WHAT TO WORK ON: Exclude any images and output the remaining records exactly.
===== RECORDS SHOWN
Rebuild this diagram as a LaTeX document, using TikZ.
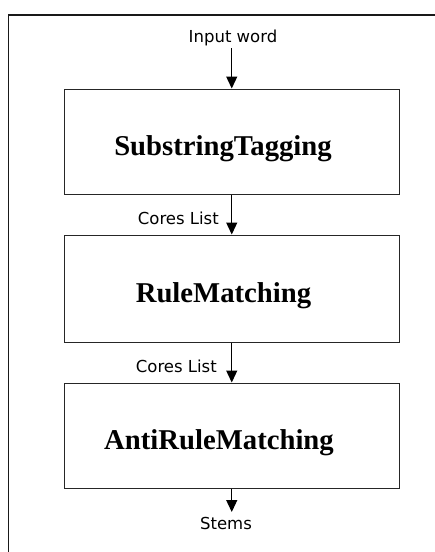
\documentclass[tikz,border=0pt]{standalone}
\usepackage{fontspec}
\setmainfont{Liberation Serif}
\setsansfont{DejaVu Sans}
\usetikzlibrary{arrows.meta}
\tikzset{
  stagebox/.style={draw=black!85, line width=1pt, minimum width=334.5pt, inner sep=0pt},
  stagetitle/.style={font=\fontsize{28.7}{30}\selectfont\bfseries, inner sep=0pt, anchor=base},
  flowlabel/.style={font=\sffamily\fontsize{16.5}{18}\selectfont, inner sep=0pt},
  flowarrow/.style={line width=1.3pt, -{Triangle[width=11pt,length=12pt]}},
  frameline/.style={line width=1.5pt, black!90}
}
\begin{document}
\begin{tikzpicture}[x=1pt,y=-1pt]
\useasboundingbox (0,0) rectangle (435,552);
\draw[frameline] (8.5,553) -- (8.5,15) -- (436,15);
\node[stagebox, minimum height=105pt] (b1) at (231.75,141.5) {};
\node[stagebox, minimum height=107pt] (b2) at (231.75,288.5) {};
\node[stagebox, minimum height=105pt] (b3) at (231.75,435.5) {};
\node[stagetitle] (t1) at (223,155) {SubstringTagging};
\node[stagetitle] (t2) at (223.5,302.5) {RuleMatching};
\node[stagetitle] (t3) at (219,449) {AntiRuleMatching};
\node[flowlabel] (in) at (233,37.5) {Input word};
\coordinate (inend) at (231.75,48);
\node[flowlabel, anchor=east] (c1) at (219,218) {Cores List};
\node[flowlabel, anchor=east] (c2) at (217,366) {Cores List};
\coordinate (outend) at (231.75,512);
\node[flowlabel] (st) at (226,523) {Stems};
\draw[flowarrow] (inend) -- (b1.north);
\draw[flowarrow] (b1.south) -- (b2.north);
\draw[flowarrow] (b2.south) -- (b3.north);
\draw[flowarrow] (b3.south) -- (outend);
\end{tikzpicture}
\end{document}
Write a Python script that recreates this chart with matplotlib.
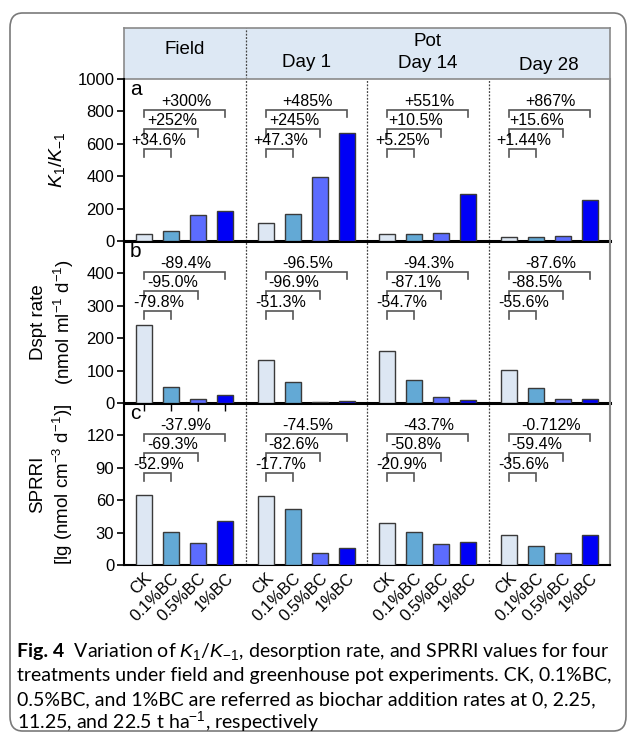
==========
OUTPUT FOR THIS EXERCISE:
Rebuild this diagram as a LaTeX document, using TikZ.
\documentclass[tikz,border=0pt]{standalone}
\usepackage{fontspec}
\setmainfont{Liberation Serif}
\setsansfont{DejaVu Sans}
\usetikzlibrary{arrows.meta}
\tikzset{
  stagebox/.style={draw=black!85, line width=1pt, minimum width=334.5pt, inner sep=0pt},
  stagetitle/.style={font=\fontsize{28.7}{30}\selectfont\bfseries, inner sep=0pt, anchor=base},
  flowlabel/.style={font=\sffamily\fontsize{16.5}{18}\selectfont, inner sep=0pt},
  flowarrow/.style={line width=1.3pt, -{Triangle[width=11pt,length=12pt]}},
  frameline/.style={line width=1.5pt, black!90}
}
\begin{document}
\begin{tikzpicture}[x=1pt,y=-1pt]
\useasboundingbox (0,0) rectangle (435,552);
\draw[frameline] (8.5,553) -- (8.5,15) -- (436,15);
\node[stagebox, minimum height=105pt] (b1) at (231.75,141.5) {};
\node[stagebox, minimum height=107pt] (b2) at (231.75,288.5) {};
\node[stagebox, minimum height=105pt] (b3) at (231.75,435.5) {};
\node[stagetitle] (t1) at (223,155) {SubstringTagging};
\node[stagetitle] (t2) at (223.5,302.5) {RuleMatching};
\node[stagetitle] (t3) at (219,449) {AntiRuleMatching};
\node[flowlabel] (in) at (233,37.5) {Input word};
\coordinate (inend) at (231.75,48);
\node[flowlabel, anchor=east] (c1) at (219,218) {Cores List};
\node[flowlabel, anchor=east] (c2) at (217,366) {Cores List};
\coordinate (outend) at (231.75,512);
\node[flowlabel] (st) at (226,523) {Stems};
\draw[flowarrow] (inend) -- (b1.north);
\draw[flowarrow] (b1.south) -- (b2.north);
\draw[flowarrow] (b2.south) -- (b3.north);
\draw[flowarrow] (b3.south) -- (outend);
\end{tikzpicture}
\end{document}
Write a Python script that recreates this chart with matplotlib.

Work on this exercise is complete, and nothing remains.